Designer Accuses Anthropologie of Selling Copycat Bag (That, It Turns Out, Is Also Made From Cancer-Causing Materials)

Double fail.


Image via Forestbound Instagram.

We all love a good David vs. Goliath story, especially when David is a fledgling independent designer and Goliath is a billion dollar retail giant. The latest David to raise arms is Alice Saunders, the designer behind Massachusetts-based bag company Forestbound. Yesterday, Saunders posted to Instagram a side-by-side comparison of one of her bags and one sold by Anthropologie (see above). The similarity of design and font is striking, and the fact that Anthro has previously collaborated with Saunders (and so is obviously aware of her brand and products) dashes any hopes of this being purely coincidental.

But there’s another worrisome detail that no one seems to be talking about. Anthro’s iteration of the ‘Escape’ bag, designed by Nila Anthony, comes with its own health warning – a quick little italicized sentence: “WARNING: This product contains a chemical known to the State of California to cause cancer and birth defects or other reproductive harm.” 


Bag Warning

A screenshot of the bag listing on Anthropologie’s website.

The warning is right under a cheery description of the bag as “a friendly vegan leather reminder to keep the getaways coming.” Friendly? What part of cancer and birth defects is friendly?
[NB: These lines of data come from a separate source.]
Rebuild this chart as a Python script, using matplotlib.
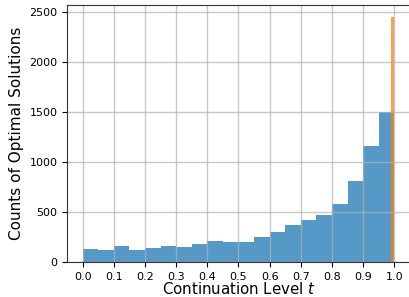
import matplotlib
matplotlib.use("Agg")
import matplotlib.pyplot as plt
import numpy as np

# histogram of continuation levels (bin width 0.05)
bin_left = np.arange(0, 1.0, 0.05)
counts = [133, 120, 160, 120, 140, 160, 150, 180, 210, 200,
          200, 250, 300, 370, 420, 470, 580, 810, 1160, 1500]

# solutions that reached t = 1
full_left = [0.99]
full_count = [2450]

fig = plt.figure(figsize=(4.09, 2.97), dpi=100)
ax = fig.add_axes([0.164, 0.118, 0.838, 0.865])

ax.bar(bin_left, counts, width=0.05, align="edge", color="tab:blue", alpha=0.75)
ax.bar(full_left, full_count, width=0.01, align="edge", color="tab:orange", alpha=0.75)

ax.set_xticks(np.arange(0, 1.01, 0.1))
ax.set_xticklabels([f"{v:.1f}" for v in np.arange(0, 1.01, 0.1)])
ax.tick_params(labelsize=8)
ax.grid(True, color="#b0b0b0", linewidth=1.0, alpha=0.7)

ax.set_xlabel("Continuation Level $t$", fontsize=10.8, labelpad=-0.5)
ax.set_ylabel("Counts of Optimal Solutions", fontsize=11)

for s in ax.spines.values():
    s.set_color("#333333")

fig.savefig("out.png", dpi=100)
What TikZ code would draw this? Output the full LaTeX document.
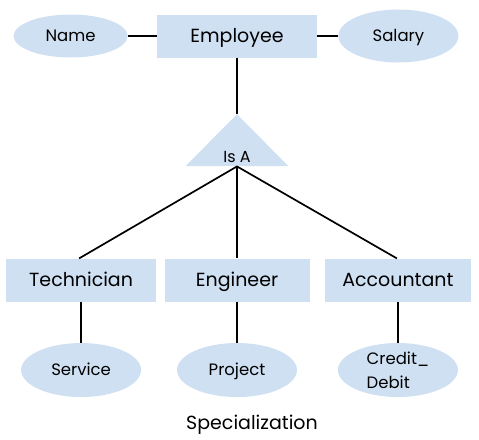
\documentclass[tikz,border=0pt]{standalone}
\usepackage{fontspec}
\setmainfont{Poppins}
\usetikzlibrary{shapes.geometric, positioning}

\definecolor{boxblue}{HTML}{CFE0F2}

\begin{document}
\begin{tikzpicture}[
      x=1pt, y=1pt,
      node distance=20pt and 20pt,
      entity/.style={rectangle, fill=boxblue, minimum height=43pt, inner sep=0pt, text height=13.3pt, text depth=0pt, font=\fontsize{19}{22}\selectfont},
      attr/.style={ellipse, fill=boxblue, inner sep=0pt, minimum width=120pt, minimum height=54pt, align=left, font=\fontsize{16.5}{24}\selectfont},
      oneline/.style={text height=11.5pt, text depth=0pt},
      isa/.style={isosceles triangle, isosceles triangle stretches, shape border rotate=90, fill=boxblue, inner sep=0pt, minimum width=103pt, minimum height=52pt},
      link/.style={line width=1.7pt}
    ]
    \useasboundingbox (0,0) rectangle (479,-439);

    % top level entity and its attributes
    \node[entity, minimum width=160pt] (emp) at (237,-36) {Employee};
    \node[attr, oneline, minimum width=114pt, minimum height=43pt, left=29pt of emp] (name) {Name};
    \node[attr, oneline, minimum height=53pt, right=21pt of emp] (salary) {Salary};

    % specialization triangle
    \node[isa, below=56pt of emp] (isa) {};
    \node[font=\fontsize{16}{18}\selectfont, text height=11.2pt, text depth=0pt, inner sep=0pt] (isalabel) at ([yshift=10pt]isa.south) {Is A};

    % sub entities
    \node[entity, minimum width=145pt, below=92pt of isa.south, anchor=north] (eng) {Engineer};
    \node[entity, minimum width=150pt, left=8pt of eng] (tech) {Technician};
    \node[entity, minimum width=146pt, right=15pt of eng] (acct) {Accountant};

    \node[attr, oneline, below=41pt of tech] (service) {Service};
    \node[attr, oneline, below=41pt of eng] (project) {Project};
    \node[attr, below=41pt of acct] (credit) {Credit\_\\Debit};

    \node[font=\fontsize{19}{22}\selectfont, text height=13.3pt, text depth=0pt, inner sep=0pt, below=19pt of project, xshift=15pt] (title) {Specialization};

    \draw[link] (name) -- (emp);
    \draw[link] (emp) -- (salary);
    \draw[link] (emp.south) -- (isa.north);
    \draw[link] (isa.south) -- ([xshift=-2pt]tech.north);
    \draw[link] (isa.south) -- (eng.north);
    \draw[link] (isa.south) -- ([xshift=-1pt]acct.north);
    \draw[link] (tech) -- (service);
    \draw[link] (eng) -- (project);
    \draw[link] (acct) -- (credit);
  \end{tikzpicture}
\end{document}
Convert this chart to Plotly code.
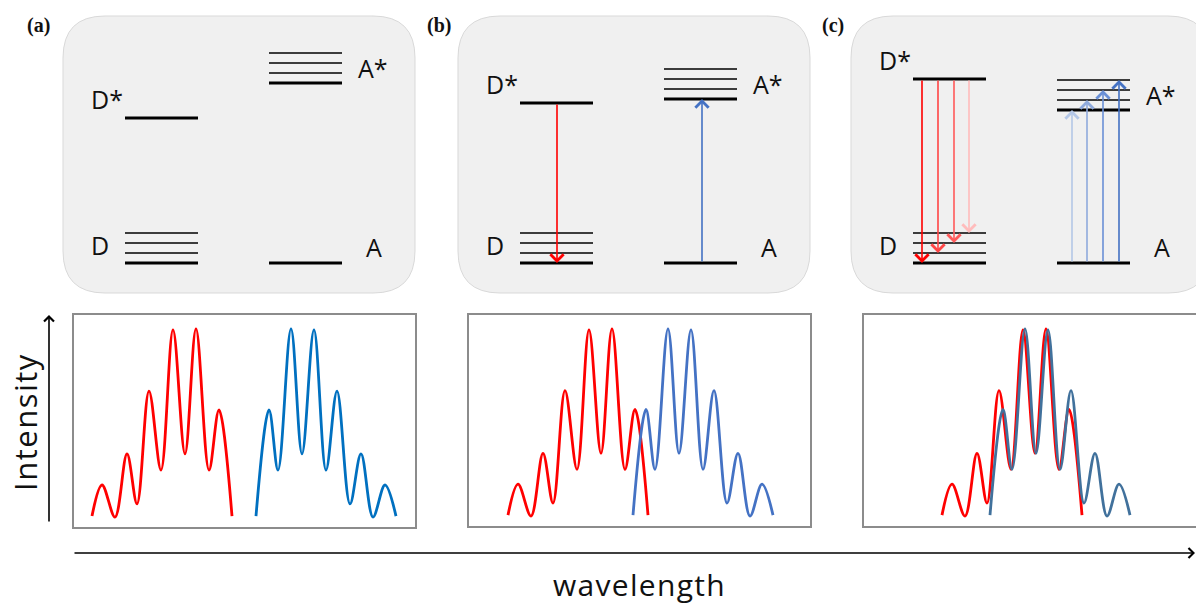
import plotly.graph_objects as go

W, H = 1196, 608

# ---- spectra: extrema of the line shapes (relative wavelength, normalised intensity)
donor_wl = [0, 10, 23, 35, 45, 57, 69, 81, 93, 104, 117, 127, 140]
donor_int = [0.06, 0.216, 0.055, 0.372, 0.121, 0.688, 0.291, 0.995, 0.372, 1.0, 0.291, 0.593, 0.06]
acceptor_wl = [0, 13, 22, 35, 46, 58, 70, 81, 94, 105, 117, 129, 140]
acceptor_int = [0.06, 0.593, 0.291, 1.0, 0.372, 0.995, 0.291, 0.688, 0.121, 0.372, 0.055, 0.216, 0.06]

panel_names = ["(a)", "(b)", "(c)"]
donor_onset = [19, 40, 79]          # start of donor emission in each panel
acceptor_onset = [183, 165, 127]    # start of acceptor absorption in each panel

# ---- energy levels (arbitrary energy units)
vib_levels = [0, 1, 2, 3]
donor_excited = [14.5, 16.0, 18.4]
acceptor_excited_base = [18.0, 16.4, 15.3]
acceptor_ground = [0, 0, 0]

# transitions drawn in panel (c): target vibrational level index
emission_targets = [0, 1, 2, 3]
absorption_targets = [0, 1, 2, 3]

# ---- styling / layout
RED = "#ff0000"
BLUE = ["#0070c0", "#4472c4", "#41719c"]
EMIT_COLORS = ["#ff0000", "#ff4545", "#ff5a5a", "#ffbcbc"]
ABS_COLORS = ["#b4c7e7", "#8faadc", "#6a90d6", "#4472c4"]
FONT = "Open Sans"

top_boxes = [(63, 16, 415, 293), (458, 16, 810, 293), (851, 16, 1210, 293)]
bottom_boxes = [(73, 314, 416, 528), (468, 314, 811, 527), (863, 314, 1210, 527)]
label_pos = [(38, 25), (439, 25), (833, 25)]
D_COL = (62, 135)
A_COL = (206, 279)
E_RANGE = (-3.0, 24.7)
I_RANGE = (0.0, 1.075)
b_arrow_x = (99, 244)
c_emit_x = [71, 87, 103, 118]
c_abs_x = [221, 236, 252, 268]


def fx(px):
    return px / W


def fy(py):
    return 1 - py / H


def rounded_rect(x0, y0, x1, y1, r):
    X = lambda v: f"{fx(v):.5f}"
    Y = lambda v: f"{fy(v):.5f}"
    return " ".join([
        f"M{X(x0 + r)},{Y(y0)}",
        f"L{X(x1 - r)},{Y(y0)}",
        f"Q{X(x1)},{Y(y0)} {X(x1)},{Y(y0 + r)}",
        f"L{X(x1)},{Y(y1 - r)}",
        f"Q{X(x1)},{Y(y1)} {X(x1 - r)},{Y(y1)}",
        f"L{X(x0 + r)},{Y(y1)}",
        f"Q{X(x0)},{Y(y1)} {X(x0)},{Y(y1 - r)}",
        f"L{X(x0)},{Y(y0 + r)}",
        f"Q{X(x0)},{Y(y0)} {X(x0 + r)},{Y(y0)}Z",
    ])


fig = go.Figure()
shapes = []
annotations = []
layout_axes = {}

ax_id = 1
for p in range(3):
    # ---------- energy level diagram ----------
    bx0, by0, bx1, by1 = top_boxes[p]
    shapes.append(dict(type="path", path=rounded_rect(bx0, by0, bx1, by1, 42),
                       xref="paper", yref="paper", fillcolor="#f0f0f0",
                       line=dict(color="#d9d9d9", width=1), layer="below"))
    xa, ya = f"x{ax_id}", f"y{ax_id}"
    sfx = "" if ax_id == 1 else str(ax_id)
    dom_x1 = min(bx1, W)
    layout_axes[f"xaxis{sfx}"] = dict(domain=[fx(bx0), fx(dom_x1)], range=[0, dom_x1 - bx0],
                                      visible=False, anchor=ya)
    layout_axes[f"yaxis{sfx}"] = dict(domain=[fy(by1), fy(by0)], range=list(E_RANGE),
                                      visible=False, anchor=xa)

    def level(x_col, e, width, color="black"):
        fig.add_trace(go.Scatter(x=list(x_col), y=[e, e], mode="lines", xaxis=xa, yaxis=ya,
                                 line=dict(color=color, width=width), hoverinfo="skip",
                                 showlegend=False))

    # donor ground manifold and excited level
    for v in vib_levels:
        level(D_COL, vib_levels[0] + v, 3 if v == 0 else 1.3)
    level(D_COL, donor_excited[p], 3)
    # acceptor ground and excited manifold
    level(A_COL, acceptor_ground[p], 3)
    for v in vib_levels:
        level(A_COL, acceptor_excited_base[p] + v, 3 if v == 0 else 1.3)

    lab_font = dict(family=FONT, size=25, color="#111111")
    a_star_mid = acceptor_excited_base[p] + (vib_levels[0] + vib_levels[-1]) / 2
    for txt, xx, yy in [("D*", 44, donor_excited[p] + 1.9), ("D", 37, 1.8),
                        ("A*", 310, a_star_mid), ("A", 311, 1.6)]:
        annotations.append(dict(text=txt, x=xx, y=yy, xref=xa, yref=ya, showarrow=False,
                                font=lab_font, xanchor="center", yanchor="middle"))

    def transition(xpos, e_from, e_to, color, width=1.6):
        annotations.append(dict(text="", x=xpos, y=e_to, ax=xpos, ay=e_from,
                                xref=xa, yref=ya, axref=xa, ayref=ya,
                                showarrow=True, arrowhead=4, arrowsize=1.6,
                                arrowwidth=width, arrowcolor=color, standoff=0))

    if p == 1:
        transition(b_arrow_x[0], donor_excited[p], vib_levels[0], RED)
        transition(b_arrow_x[1], acceptor_ground[p], acceptor_excited_base[p], "#4472c4")
    if p == 2:
        for k, t in enumerate(emission_targets):
            transition(c_emit_x[k], donor_excited[p], vib_levels[t], EMIT_COLORS[k])
        for k, t in enumerate(absorption_targets):
            transition(c_abs_x[k], acceptor_ground[p],
                       acceptor_excited_base[p] + vib_levels[t], ABS_COLORS[k])

    # panel tag
    annotations.append(dict(text=f"<b>{panel_names[p]}</b>", x=fx(label_pos[p][0]),
                            y=fy(label_pos[p][1]), xref="paper", yref="paper",
                            showarrow=False, xanchor="center", yanchor="middle",
                            font=dict(family="Liberation Serif", size=20, color="#111111")))
    ax_id += 1

    # ---------- spectra ----------
    qx0, qy0, qx1, qy1 = bottom_boxes[p]
    shapes.append(dict(type="rect", x0=fx(qx0), x1=fx(qx1), y0=fy(qy1), y1=fy(qy0),
                       xref="paper", yref="paper", line=dict(color="#8c8c8c", width=2),
                       layer="below"))
    xa, ya = f"x{ax_id}", f"y{ax_id}"
    sfx = str(ax_id)
    dom_x1 = min(qx1, W)
    layout_axes[f"xaxis{sfx}"] = dict(domain=[fx(qx0), fx(dom_x1)], range=[0, dom_x1 - qx0],
                                      visible=False, anchor=ya)
    layout_axes[f"yaxis{sfx}"] = dict(domain=[fy(qy1), fy(qy0)], range=list(I_RANGE),
                                      visible=False, anchor=xa)
    fig.add_trace(go.Scatter(x=[donor_onset[p] + w for w in donor_wl], y=donor_int,
                             mode="lines", line=dict(color=RED, width=2.8, shape="spline"),
                             xaxis=xa, yaxis=ya, showlegend=False, hoverinfo="skip"))
    fig.add_trace(go.Scatter(x=[acceptor_onset[p] + w for w in acceptor_wl], y=acceptor_int,
                             mode="lines", line=dict(color=BLUE[p], width=2.8, shape="spline"),
                             xaxis=xa, yaxis=ya, showlegend=False, hoverinfo="skip"))
    ax_id += 1

# ---- shared axes: intensity (vertical) and wavelength (horizontal)
annotations.append(dict(text="", x=fx(49), y=fy(315), xref="paper", yref="paper",
                        ax=0, ay=523 - 315, axref="pixel", ayref="pixel", showarrow=True,
                        arrowhead=4, arrowsize=1.2, arrowwidth=1.6, arrowcolor="black",
                        standoff=0))
annotations.append(dict(text="", x=fx(1195), y=fy(553), xref="paper", yref="paper",
                        ax=-(1195 - 73), ay=0, axref="pixel", ayref="pixel", showarrow=True,
                        arrowhead=4, arrowsize=1.2, arrowwidth=1.6, arrowcolor="black",
                        standoff=0))
annotations.append(dict(text="<span style='letter-spacing:1.5px'>Intensity</span>",
                        x=fx(25), y=fy(422), xref="paper", yref="paper",
                        showarrow=False, textangle=-90, xanchor="center", yanchor="middle",
                        font=dict(family=FONT, size=31, color="#111111")))
annotations.append(dict(text="<span style='letter-spacing:1.3px'>wavelength</span>",
                        x=fx(639), y=fy(607), xref="paper", yref="paper",
                        showarrow=False, xanchor="center", yanchor="bottom",
                        font=dict(family=FONT, size=30, color="#111111")))

fig.update_layout(width=W, height=H, margin=dict(l=0, r=0, t=0, b=0),
                  paper_bgcolor="white", plot_bgcolor="rgba(0,0,0,0)",
                  shapes=shapes, annotations=annotations, showlegend=False,
                  **layout_axes)

fig.write_html("out.html", config={"displayModeBar": False})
The bag is made of polyurethane vegan leather, the Material Formerly Known As Pleather. The use of polyurethane in fashion and accessories isn’t anything new, and it’s widespread. In fact, most synthetic leathers are made from polyvinyl chloride (PVC) and polyurethane. (I find it interesting that something labeled ‘vegan’ can contain so many chemicals.) Pleather experienced a grand fashion resurgence back in 2013, thanks to designers like Joseph Altuzarra and Tom Ford. But it’s a material you should probably think twice about: Back in 2010, researchers tested bags made from PVC and discovered “extremely alarming levels of lead in some handbags from top retailers.” Eek.

The warning labels like the one on Anthro’s site are thanks to California’s Proposition 65:

“Labels warning that a product contains compounds that may cause cancer, birth defects, or reproductive harm are now required on many household items sold in California. But people all over the country see them because many companies put the labels on all items that contain these compounds, even if they’re to be sold in other states. The warning labels can be found on many kinds of products, such as electrical wires, jewelry, padlocks, dishes, flashlights, and pesticides, to name just a few.”

So how likely is it that a bag like this will lead to cancer? According to Prop 65 requirements, “The law defines ‘no significant risk’ as a level of exposure that would cause no more than 1 extra case of cancer in 100,000 people over a 70-year lifetime. So a compound can be unlabeled if a person exposed to the substance at the expected level for 70 years is estimated to have a 1 in 100,000 chance or less of getting cancer due to that exposure.”

Though the risk might appear to be slight, I wonder why a company that rakes in over a billion dollars annually would bother to dabble in items that require any warnings in the first place. In fact, why deal with pleather at all?

Lucky for those of you who like the bag, well, there’s another, better, less-risky option out there. (Hi, Forestbound!) It’s proof that sometimes you don’t need to reinvent the wheel. Or, as the case may be, slightly modify it with cheaper materials and pass it off as your own.